I’m not sure why loading between areas is so slow. There’s nothing 3D here. Most of the background is painted, and static. Shouldn’t this be snappy, even on a console?
Once I finish a quest to earn a place to sleep—yes, seriously, but I still have to pay for it! This is a HUGE city… with one hotel. Choices galore, here, folks!
Then I find out I’ll be punished if I sleep too often. Plot lines advance every time you sleep, and the first ones they show you are bad–a serial killer murders another victim each time you sleep. (So it’s not just that the world advances, it’s that they’re trying to teach you not to sleep and refresh those stat pools.) Now, I can dick around awake as long as I want, and I have to, because I’m revisiting areas to see if I screwed up a dialogue option. I can even die and come back, but as soon as I sleep, that plot line advances. Now, obviously, this is meant to put some stress on the player to hurry up and find that murderer. But it’s obviously meant to punish you for using your stat pools too much. That feels capricious. You have these great abilities, but they don’t want you to use them.

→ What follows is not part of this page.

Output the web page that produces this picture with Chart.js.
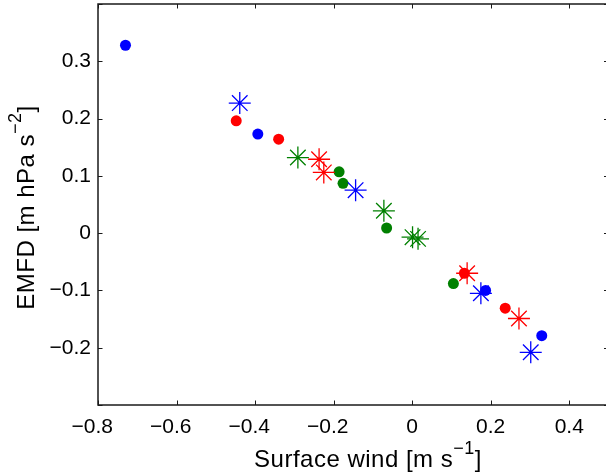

Designers, not every choice should be agony. It’s okay for the charming character to put some effort into charming.
But for me, it IS agony, because the last time I used my stat pools, I got stuck for two hours of real time in an artificial and weird way.
The effort system that works so well in the Numenera table-top gaming system that this is based on doesn’t survive the transition well. Like, I used enough effort that I had an 80% chance to beat that fighter guy, and I failed. You really think I’m not going to reload my save? Did we not grow up playing games at the same time? Fine, THIS time, I’ll use more effort, and definitely beat him—but now I can’t sleep or you’ll punish me? Do I need to go back to the 80% try and reload the save over and over again until I succeed?
Oh, reloading my save takes three minutes? Fun.
No. That’s not my definition of ‘fun’.
I end up feeling the hand of the game designer everywhere, but it doesn’t feel highly polished. Maybe this is a fault in the expectation—Planescape: Torment was a AAA title. This is not. That’s fine. Yes, it’s only $40 (rather than the normal $60 here in the US). But… they’re the ones who billed it as a successor to a AAA game. I expect a AAA level of polish. Or at least AA. I expect snappy loading when the CPU is dealing with isometric screens. I expect that they did play testing.
Yes, it is its own kind of a game—sometimes more a visual novel than a game, with huge long blocks of text. (Much longer than I remember in the original, which also had long blocks.) But if you’re going to have those blocks of text, and you’re going to release your game for consoles, make sure your font works well for consoles. Playing from my couch, (but on a big HD screen) everything would be fine… until I got to some wall o’ text and go ‘What? Did I suddenly get old?’ I think there’s a big font choice somewhere, but I’ve literally never had illegible fonts until this game. Playtesting. Do it.
There’s combat immediately, then no combat for hours. (Even if I hadn’t gotten stuck looking for a place to sleep.) This is not subverting expectations, it’s frustrating them: I’ve been slowly rewarded with a huge collection of weapons choices for all my characters, but there’s been no combat. If I need to pick between weapons, you have to give me a chance to use them.
I wanted to love this game so much. I came in to the experience with a great deal of good will, and a willingness to forgive flaws. (Some of the saltiness above only comes after I look back and examine the bad choices they made along the way.)
Eventually, picking up Torment: Tides of Numenera started feeling like a chore. I thought, “I need to give this another couple hours to turn things around. I need to love this.” But I didn’t love it. I realized I was playing it for nostalgia, not enjoyment. Torment didn’t live up to its name: it wasn’t torment to play, but it also was not a worthy successor to Planescape: Torment.
We think of nostalgia as a longing for an old time or good memories. Literally is comes from Greek roots for ‘returning home’ and ‘pain’. I came in to this game looking for the former, and I found the latter. Bad memories and disappointment now live alongside my old good memories and fondness. The magic is gone. Did. Not. Finish.